Have you been up there?
Just high enough to get that perfect view from the window seat when you fly on that aircraft? When the buildings were taller than you, and then they gradually seem smaller, and then within fractions of minutes they look tiny; almost unreal, like those models you’ve seen made by architects? They actually seem to be made of styrofoam and cardboard; trees made of coloured sponge stuck on sticks. The whole town looks like a miniature project we often made in school when we were young. And then suddenly as we cruise to greater heights, it all becomes a haze. And you don’t see it anymore…

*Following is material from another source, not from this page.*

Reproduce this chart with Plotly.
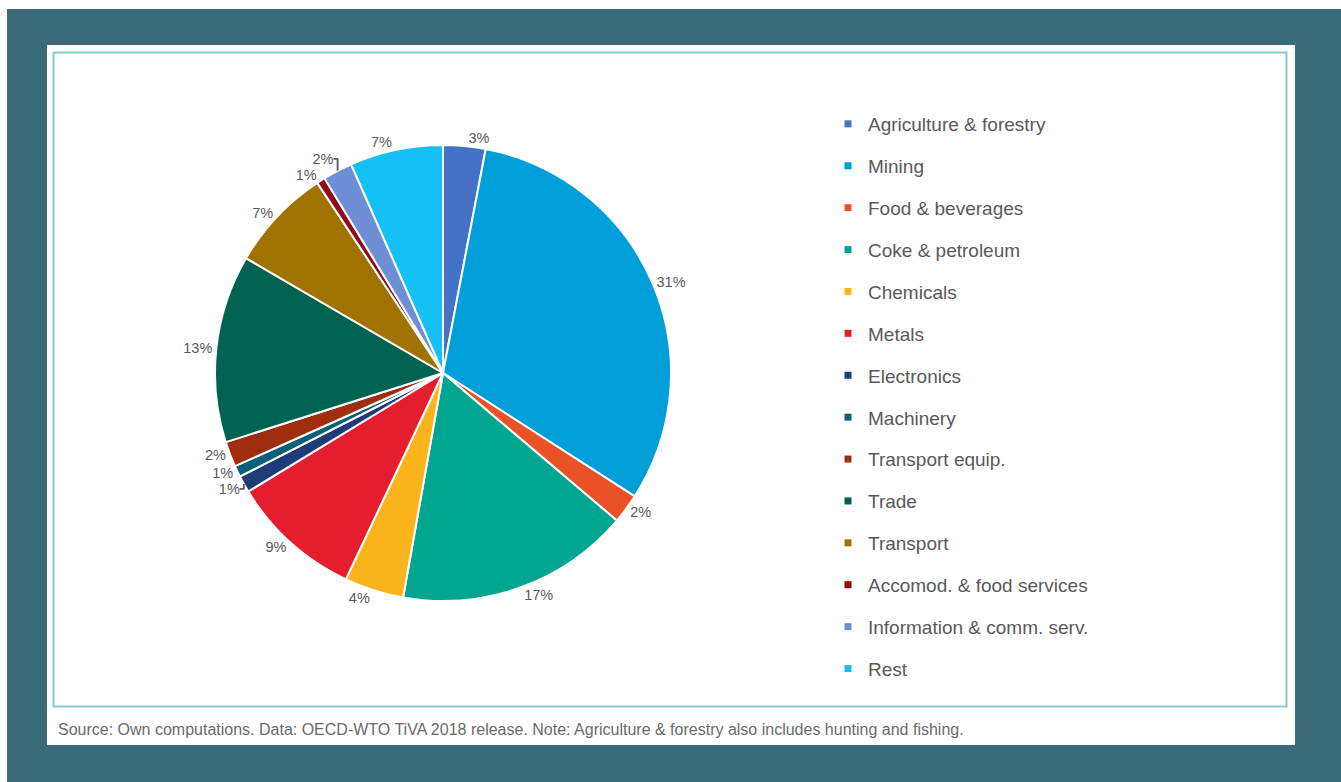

What happened when you were up there?
A lot happened without you realizing it. The cracks on the building became less evident. The dirt and the sewage became invisible. The traffic didn’t seem that bad on the streets. The sea didn’t seem so dark. For some reason, everything looked beautiful. A bird’s eye view changes perspectives. When you learn to zoom out, you see a LOT beyond and around your usual narrow focus. You almost get a panoramic view of things. It’s a whole new introduction to perspective.
Break things down
Gestalt’s principle emphasizes that the ‘whole’ is different from the ‘sum of its parts’. When you break something it should ideally represent parts of the same whole. But it doesn’t. Just like those pieces of furniture and lighting and upholstery and flooring and wall colours, which were all definitely lovely when your architect bought them at the store; but once the home was assembled together with these ‘parts’, it did greater justice to the beauty of the entire house. The whole décor suddenly seemed like it was all custom-made to perfection to adorn your home. That bird’s eye view helps you change your viewpoint and appreciate things because you ‘look’ at them differently.